Together, the LLN (convergence), the CLT (the shape), and concentration inequalities (the rate) form the three pillars of asymptotic statistics. Everything in statistical inference — point estimation, confidence intervals, hypothesis testing, Bayesian asymptotics — rests on one or more of these pillars. The LLN says “your estimator works.” The CLT says “here is how to quantify your uncertainty.” Concentration inequalities say “here is exactly how many samples you need.”
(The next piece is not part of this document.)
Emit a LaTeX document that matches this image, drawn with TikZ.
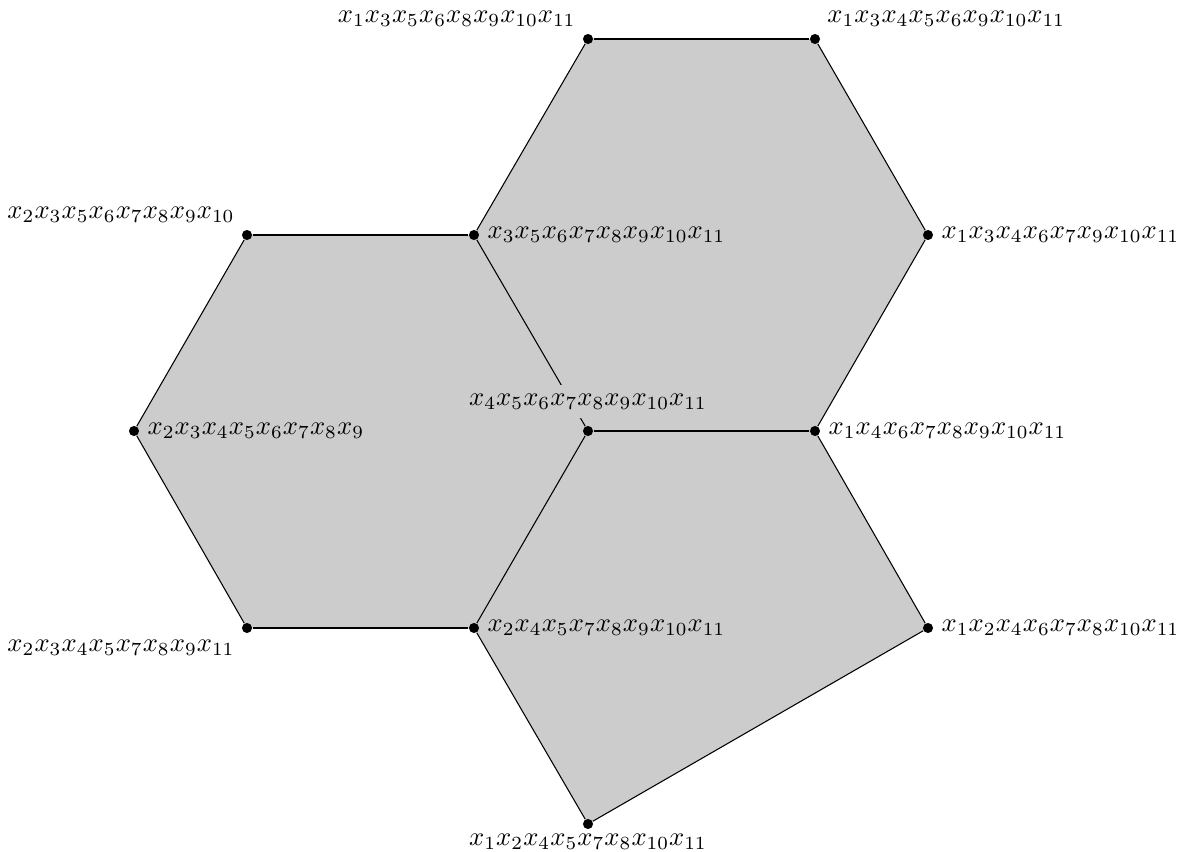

With the LLN now proved, we have the first of these three pillars firmly in place. The sample mean converges to the truth — weakly under finite variance, strongly under finite mean, uniformly for the empirical CDF. The next two topics will complete the trinity.

The reader who has followed from Topic 1 (Sample Spaces) through Topic 10 has now traversed the full journey from “what is a random event?” to “sample means converge almost surely to population means.” This is the first genuinely asymptotic result in the curriculum — a statement about what happens as $n \to \infty$ — and it opens the door to all of statistical inference. Point estimation relies on the SLLN for consistency. Confidence intervals rely on the CLT (which refines the LLN). Hypothesis testing relies on the asymptotic distribution of test statistics (which follows from the CLT). Bayesian consistency (the posterior concentrating around the true parameter) relies on the SLLN for the log-likelihood. Every branch of inference grows from this root.

References

Durrett, R. (2019). Probability: Theory and Examples (5th ed.). Cambridge University Press.
Billingsley, P. (2012). Probability and Measure (Anniversary ed.). Wiley.
Casella, G. & Berger, R. L. (2002). Statistical Inference (2nd ed.). Duxbury.
Etemadi, N. (1981). An elementary proof of the strong law of large numbers. Zeitschrift für Wahrscheinlichkeitstheorie und verwandte Gebiete, 55, 119–122.
Wasserman, L. (2004). All of Statistics. Springer.
Bishop, C. M. (2006). Pattern Recognition and Machine Learning. Springer.